30. Summer Is Even More Awesome
When 90 percent of the breezes you enjoy don't stem from passing subways or city buses, they're a damn delight. Refreshing gusts of wind are so much nicer when they're not combined with the pungent stench of pee or literal pieces of garbage.
31. In Related News, Fresh Air Can Actually Smell Fresh!
Sure, stinky sidewalks and airless subway platforms can be charming in their own ways (just kidding, no they can't). But as soon as you escape the bustling Big Apple and take in a deep breath, it'll hit you right away: The air is different out there, my friends. I swear, Asheville smells exactly like lavender. And Amherst is like old books. Cities can have unique smells that don't simultaneously make your stomach churn at every corner.
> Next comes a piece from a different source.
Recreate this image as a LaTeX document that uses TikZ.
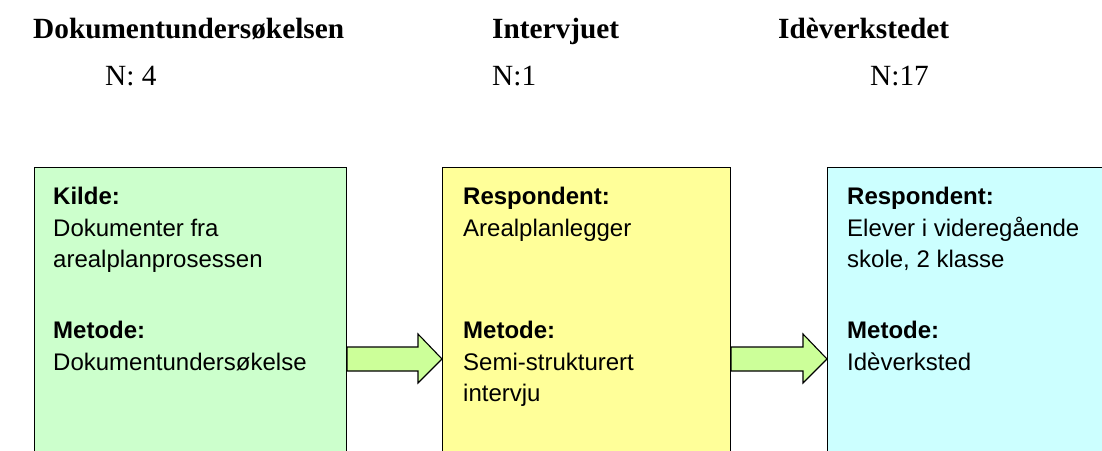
\documentclass[tikz,border=0pt]{standalone}
\usepackage{fontspec}
\setmainfont{Liberation Serif}
\setsansfont{Liberation Sans}
\usetikzlibrary{calc}

\definecolor{srcgreen}{HTML}{CCFFCC}
\definecolor{intyellow}{HTML}{FFFF99}
\definecolor{wscyan}{HTML}{CCFFFF}
\definecolor{arrowlime}{HTML}{CCFF99}

\tikzset{
  stagebox/.style={draw=black, line width=1.1pt, anchor=north west,
    inner sep=0pt, minimum height=320pt},
  heading/.style={anchor=base west, inner sep=0pt,
    font=\fontsize{29.3}{34}\selectfont\bfseries},
  count/.style={anchor=base west, inner sep=0pt,
    font=\fontsize{29.3}{34}\selectfont},
  bodyline/.style={anchor=base west, inner sep=0pt,
    font=\sffamily\fontsize{24}{30}\selectfont},
  fatarrow/.style={draw=black, line width=1.1pt, fill=arrowlime, line join=miter}
}

\begin{document}
\begin{tikzpicture}[x=1pt, y=-1pt]
  \useasboundingbox (0,0) rectangle (1102,450);
  \clip (0,0) rectangle (1102,450);

  % column headings
  \node[heading] (h1) at (33,38) {Dokumentundersøkelsen};
  \node[heading] (h2) at (492,38) {Intervjuet};
  \node[heading] (h3) at (778,38) {Idèverkstedet};
  \node[count] (n1) at (105,85) {N: 4};
  \node[count] (n2) at (492,85) {N:1};
  \node[count] (n3) at (870,85) {N:17};

  % the three stages
  \node[stagebox, fill=srcgreen, minimum width=312pt] (b1) at (34,167) {};
  \node[stagebox, fill=intyellow, minimum width=288pt] (b2) at (442,167) {};
  \node[stagebox, fill=wscyan, minimum width=290pt] (b3) at (827,167) {};

  % stage 1 text
  \node[bodyline] (t11) at (53,204) {\bfseries Kilde:};
  \node[bodyline] (t12) at (53,236) {Dokumenter fra};
  \node[bodyline] (t13) at (53,267) {arealplanprosessen};
  \node[bodyline] (t14) at (53,338) {\bfseries Metode:};
  \node[bodyline] (t15) at (53,370) {Dokumentundersøkelse};

  % stage 2 text
  \node[bodyline] (t21) at (463,204) {\bfseries Respondent:};
  \node[bodyline] (t22) at (463,236) {Arealplanlegger};
  \node[bodyline] (t23) at (463,338) {\bfseries Metode:};
  \node[bodyline] (t24) at (463,370) {Semi-strukturert};
  \node[bodyline] (t25) at (463,401) {intervju};

  % stage 3 text
  \node[bodyline] (t31) at (847,204) {\bfseries Respondent:};
  \node[bodyline] (t32) at (847,236) {Elever i videregående};
  \node[bodyline] (t33) at (847,267) {skole, 2 klasse};
  \node[bodyline] (t34) at (847,338) {\bfseries Metode:};
  \node[bodyline] (t35) at (847,370) {Idèverksted};

  % block arrows between the stages
  \coordinate (a1s) at (b1.north east |- 0,359);
  \coordinate (a1e) at (b2.north west |- 0,359);
  \coordinate (a2s) at (b2.north east |- 0,359);
  \coordinate (a2e) at (b3.north west |- 0,359);

  \draw[fatarrow] ($(a1s)+(0,-12)$) -- ($(a1e)+(-24,-12)$) -- ($(a1e)+(-24,-25)$)
    -- (a1e) -- ($(a1e)+(-24,24)$) -- ($(a1e)+(-24,12)$) -- ($(a1s)+(0,12)$) -- cycle;
  \draw[fatarrow] ($(a2s)+(0,-12)$) -- ($(a2e)+(-24,-12)$) -- ($(a2e)+(-24,-25)$)
    -- (a2e) -- ($(a2e)+(-24,24)$) -- ($(a2e)+(-24,12)$) -- ($(a2s)+(0,12)$) -- cycle;
\end{tikzpicture}
\end{document}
32. Silent Nights Are Actually
Adjusting to the sweet lullaby of the rumbling BQE can feel like a badge of honor at first — but its novelty can only last for so long. Once you've heard everything from alley cats having loud sex outside to your angry neighbors having loud sex upstairs, you'll be praying for the sweet sweet sound of silence. Because despite what you may have been told, hearing nothing but the sound of crickets chirping outside isn't scary — in fact, it's pretty chill and kind of amazing.
33. "Getting Out Of The City" Is A Treat, Not A Necessity
The way people talk about getting out of New York — however briefly — always sounds like a bunch of junkies desperate for their next high. When a city wears on you that intensely, that's not a great sign. Now I'd personally be stoked to stay put and enjoy all the offerings of my city. Getting out can be fun, but it isn't treated like a basic human need.
So yeah, leaving the Big Apple behind in your rear view isn't the end of the world. In fact, it could be the beginning of a bright, new future... in which your bank account is full, your weekends are way more relaxing, and you regularly skip around your apartment pants-less — just 'cuz.